— Source excerpt —
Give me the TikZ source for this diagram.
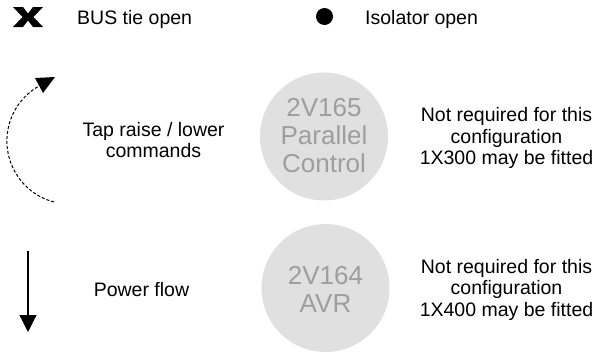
\documentclass[tikz,border=0pt]{standalone}
\usepackage{fontspec}
\setmainfont{Liberation Sans}
\usetikzlibrary{arrows.meta}
\definecolor{discfill}{RGB}{224,224,224}
\definecolor{disctext}{RGB}{158,158,158}
\begin{document}
\begin{tikzpicture}[x=1pt,y=-1pt,
  legendtext/.style={inner sep=0pt,font=\fontsize{19.5}{21.6}\selectfont,align=center},
  disc/.style={circle,fill=discfill,minimum size=128pt,inner sep=0pt},
  disclabel/.style={inner sep=0pt,text=disctext,font=\fontsize{26}{28.3}\selectfont,align=center},
  dashedarc/.style={line width=1pt,dash pattern=on 3pt off 2pt},
  flowline/.style={line width=1.2pt,-{Triangle[length=17pt,width=17pt]}}]
\useasboundingbox (0,0) rectangle (596,354);

% legend: bus tie open (heavy cross)
\fill (13,7) -- (23,7) -- (28,13.5) -- (33,7) -- (43,7) -- (33.5,17) -- (43,27)
  -- (33,27) -- (28,20.5) -- (23,27) -- (13,27) -- (22.5,17) -- cycle;
\node[legendtext,anchor=base west] (bustie) at (77,24) {BUS tie open};

% legend: isolator open (filled dot)
\fill (324.5,16.5) circle[radius=8.5];
\node[legendtext,anchor=base west] (isolator) at (365,24) {Isolator open};

% tap raise / lower: dashed arc with solid head
\draw[dashedarc] (54,202) arc[start angle=104.7,end angle=240,radius=63.1];
\fill (35,78) -- (55,77) -- (43,93) -- cycle;
\node[legendtext] (tap) at (153.5,140) {Tap raise / lower\\commands};

% power flow arrow
\coordinate (flowtop) at (28,251);
\coordinate (flowtip) at (28,332);
\draw[flowline] (flowtop) -- (flowtip);
\node[legendtext] (power) at (141.5,289.6) {Power flow};

% relay discs
\node[disc] (par) at (324,136.5) {};
\node[disclabel] (parlabel) at (324,135.5) {2V165\\Parallel\\Control};
\node[disc] (avr) at (325.5,288) {};
\node[disclabel] (avrlabel) at (325.5,289.5) {2V164\\AVR};

% notes
\node[legendtext] (note1) at (506.5,138.3) {Not required for this\\configuration\\1X300 may be fitted};
\node[legendtext] (note2) at (506.5,289.6) {Not required for this\\configuration\\1X400 may be fitted};
\end{tikzpicture}
\end{document}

— What is being asked —
Reproduce only the lines from the beginning of the data through the line that contains "(0,0) rectangle (596,354);", both included, and please drop the pictures.

— Result of this exercise —
Give me the TikZ source for this diagram.
\documentclass[tikz,border=0pt]{standalone}
\usepackage{fontspec}
\setmainfont{Liberation Sans}
\usetikzlibrary{arrows.meta}
\definecolor{discfill}{RGB}{224,224,224}
\definecolor{disctext}{RGB}{158,158,158}
\begin{document}
\begin{tikzpicture}[x=1pt,y=-1pt,
  legendtext/.style={inner sep=0pt,font=\fontsize{19.5}{21.6}\selectfont,align=center},
  disc/.style={circle,fill=discfill,minimum size=128pt,inner sep=0pt},
  disclabel/.style={inner sep=0pt,text=disctext,font=\fontsize{26}{28.3}\selectfont,align=center},
  dashedarc/.style={line width=1pt,dash pattern=on 3pt off 2pt},
  flowline/.style={line width=1.2pt,-{Triangle[length=17pt,width=17pt]}}]
\useasboundingbox (0,0) rectangle (596,354);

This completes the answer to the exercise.